■ **The request**
Restate the listing that follows word for word, without its pictures.

===============

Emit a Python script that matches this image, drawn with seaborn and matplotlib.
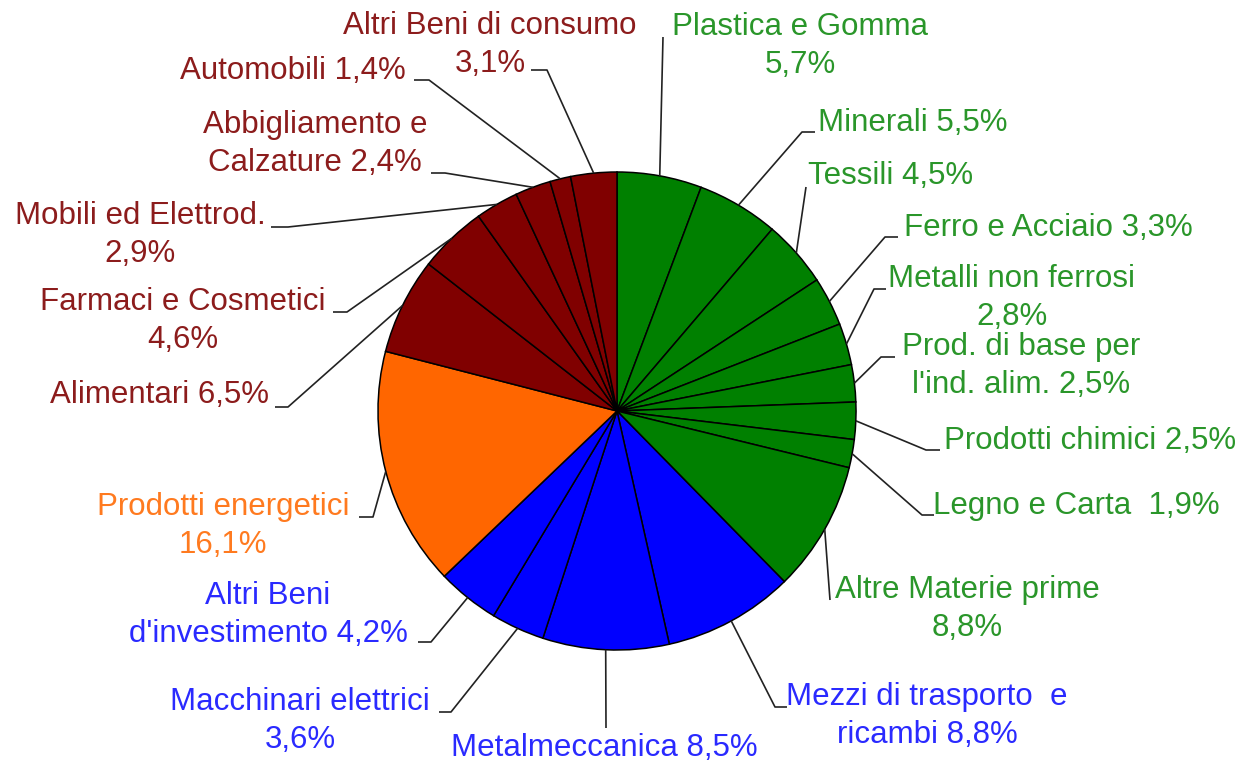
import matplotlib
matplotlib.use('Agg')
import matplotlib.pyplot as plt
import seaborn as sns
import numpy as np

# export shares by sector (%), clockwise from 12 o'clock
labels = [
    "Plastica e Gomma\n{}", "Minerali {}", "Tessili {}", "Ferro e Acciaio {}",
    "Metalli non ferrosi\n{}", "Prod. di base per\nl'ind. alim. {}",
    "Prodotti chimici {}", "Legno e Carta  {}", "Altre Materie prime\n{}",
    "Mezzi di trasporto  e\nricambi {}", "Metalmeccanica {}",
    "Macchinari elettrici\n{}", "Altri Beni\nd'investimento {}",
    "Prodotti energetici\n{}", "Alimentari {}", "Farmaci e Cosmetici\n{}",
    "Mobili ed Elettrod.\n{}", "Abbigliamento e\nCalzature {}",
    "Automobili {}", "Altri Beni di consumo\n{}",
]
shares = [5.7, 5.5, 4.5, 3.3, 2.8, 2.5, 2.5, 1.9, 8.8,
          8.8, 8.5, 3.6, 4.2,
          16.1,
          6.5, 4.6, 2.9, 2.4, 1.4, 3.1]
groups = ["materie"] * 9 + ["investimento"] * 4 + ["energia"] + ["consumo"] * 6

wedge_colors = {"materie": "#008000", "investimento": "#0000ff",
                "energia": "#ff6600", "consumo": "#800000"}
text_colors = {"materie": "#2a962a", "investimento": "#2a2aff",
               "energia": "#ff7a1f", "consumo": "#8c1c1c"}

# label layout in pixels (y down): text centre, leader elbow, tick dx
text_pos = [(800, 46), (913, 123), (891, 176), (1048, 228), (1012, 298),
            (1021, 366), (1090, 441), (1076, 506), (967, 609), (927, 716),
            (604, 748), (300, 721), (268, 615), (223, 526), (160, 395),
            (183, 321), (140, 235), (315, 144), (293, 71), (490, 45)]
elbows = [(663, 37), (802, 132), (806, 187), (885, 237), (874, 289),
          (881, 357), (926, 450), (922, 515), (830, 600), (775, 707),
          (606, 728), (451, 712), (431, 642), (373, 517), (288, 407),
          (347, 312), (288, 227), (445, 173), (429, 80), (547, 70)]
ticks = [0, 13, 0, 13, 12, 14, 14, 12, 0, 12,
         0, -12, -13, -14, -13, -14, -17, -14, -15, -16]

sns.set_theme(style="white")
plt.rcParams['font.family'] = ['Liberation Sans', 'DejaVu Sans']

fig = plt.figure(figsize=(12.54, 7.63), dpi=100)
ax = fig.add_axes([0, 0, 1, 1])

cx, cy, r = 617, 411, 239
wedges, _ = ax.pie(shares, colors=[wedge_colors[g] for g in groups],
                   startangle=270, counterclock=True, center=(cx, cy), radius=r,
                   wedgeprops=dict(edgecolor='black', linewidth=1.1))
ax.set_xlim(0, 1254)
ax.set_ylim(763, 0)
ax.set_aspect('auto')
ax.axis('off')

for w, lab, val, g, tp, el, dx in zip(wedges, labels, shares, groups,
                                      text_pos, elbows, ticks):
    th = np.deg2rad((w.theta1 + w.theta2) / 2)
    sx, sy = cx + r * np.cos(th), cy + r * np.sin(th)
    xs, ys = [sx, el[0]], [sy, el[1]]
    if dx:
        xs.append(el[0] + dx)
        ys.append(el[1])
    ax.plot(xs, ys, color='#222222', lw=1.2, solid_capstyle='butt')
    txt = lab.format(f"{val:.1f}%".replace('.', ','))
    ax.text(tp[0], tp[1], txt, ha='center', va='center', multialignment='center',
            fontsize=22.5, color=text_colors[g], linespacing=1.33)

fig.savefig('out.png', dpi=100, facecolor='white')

===============

■ **Solution**
Emit a Python script that matches this image, drawn with seaborn and matplotlib.
import matplotlib
matplotlib.use('Agg')
import matplotlib.pyplot as plt
import seaborn as sns
import numpy as np

# export shares by sector (%), clockwise from 12 o'clock
labels = [
    "Plastica e Gomma\n{}", "Minerali {}", "Tessili {}", "Ferro e Acciaio {}",
    "Metalli non ferrosi\n{}", "Prod. di base per\nl'ind. alim. {}",
    "Prodotti chimici {}", "Legno e Carta  {}", "Altre Materie prime\n{}",
    "Mezzi di trasporto  e\nricambi {}", "Metalmeccanica {}",
    "Macchinari elettrici\n{}", "Altri Beni\nd'investimento {}",
    "Prodotti energetici\n{}", "Alimentari {}", "Farmaci e Cosmetici\n{}",
    "Mobili ed Elettrod.\n{}", "Abbigliamento e\nCalzature {}",
    "Automobili {}", "Altri Beni di consumo\n{}",
]
shares = [5.7, 5.5, 4.5, 3.3, 2.8, 2.5, 2.5, 1.9, 8.8,
          8.8, 8.5, 3.6, 4.2,
          16.1,
          6.5, 4.6, 2.9, 2.4, 1.4, 3.1]
groups = ["materie"] * 9 + ["investimento"] * 4 + ["energia"] + ["consumo"] * 6

wedge_colors = {"materie": "#008000", "investimento": "#0000ff",
                "energia": "#ff6600", "consumo": "#800000"}
text_colors = {"materie": "#2a962a", "investimento": "#2a2aff",
               "energia": "#ff7a1f", "consumo": "#8c1c1c"}

# label layout in pixels (y down): text centre, leader elbow, tick dx
text_pos = [(800, 46), (913, 123), (891, 176), (1048, 228), (1012, 298),
            (1021, 366), (1090, 441), (1076, 506), (967, 609), (927, 716),
            (604, 748), (300, 721), (268, 615), (223, 526), (160, 395),
            (183, 321), (140, 235), (315, 144), (293, 71), (490, 45)]
elbows = [(663, 37), (802, 132), (806, 187), (885, 237), (874, 289),
          (881, 357), (926, 450), (922, 515), (830, 600), (775, 707),
          (606, 728), (451, 712), (431, 642), (373, 517), (288, 407),
          (347, 312), (288, 227), (445, 173), (429, 80), (547, 70)]
ticks = [0, 13, 0, 13, 12, 14, 14, 12, 0, 12,
         0, -12, -13, -14, -13, -14, -17, -14, -15, -16]

sns.set_theme(style="white")
plt.rcParams['font.family'] = ['Liberation Sans', 'DejaVu Sans']

fig = plt.figure(figsize=(12.54, 7.63), dpi=100)
ax = fig.add_axes([0, 0, 1, 1])

cx, cy, r = 617, 411, 239
wedges, _ = ax.pie(shares, colors=[wedge_colors[g] for g in groups],
                   startangle=270, counterclock=True, center=(cx, cy), radius=r,
                   wedgeprops=dict(edgecolor='black', linewidth=1.1))
ax.set_xlim(0, 1254)
ax.set_ylim(763, 0)
ax.set_aspect('auto')
ax.axis('off')

for w, lab, val, g, tp, el, dx in zip(wedges, labels, shares, groups,
                                      text_pos, elbows, ticks):
    th = np.deg2rad((w.theta1 + w.theta2) / 2)
    sx, sy = cx + r * np.cos(th), cy + r * np.sin(th)
    xs, ys = [sx, el[0]], [sy, el[1]]
    if dx:
        xs.append(el[0] + dx)
        ys.append(el[1])
    ax.plot(xs, ys, color='#222222', lw=1.2, solid_capstyle='butt')
    txt = lab.format(f"{val:.1f}%".replace('.', ','))
    ax.text(tp[0], tp[1], txt, ha='center', va='center', multialignment='center',
            fontsize=22.5, color=text_colors[g], linespacing=1.33)

fig.savefig('out.png', dpi=100, facecolor='white')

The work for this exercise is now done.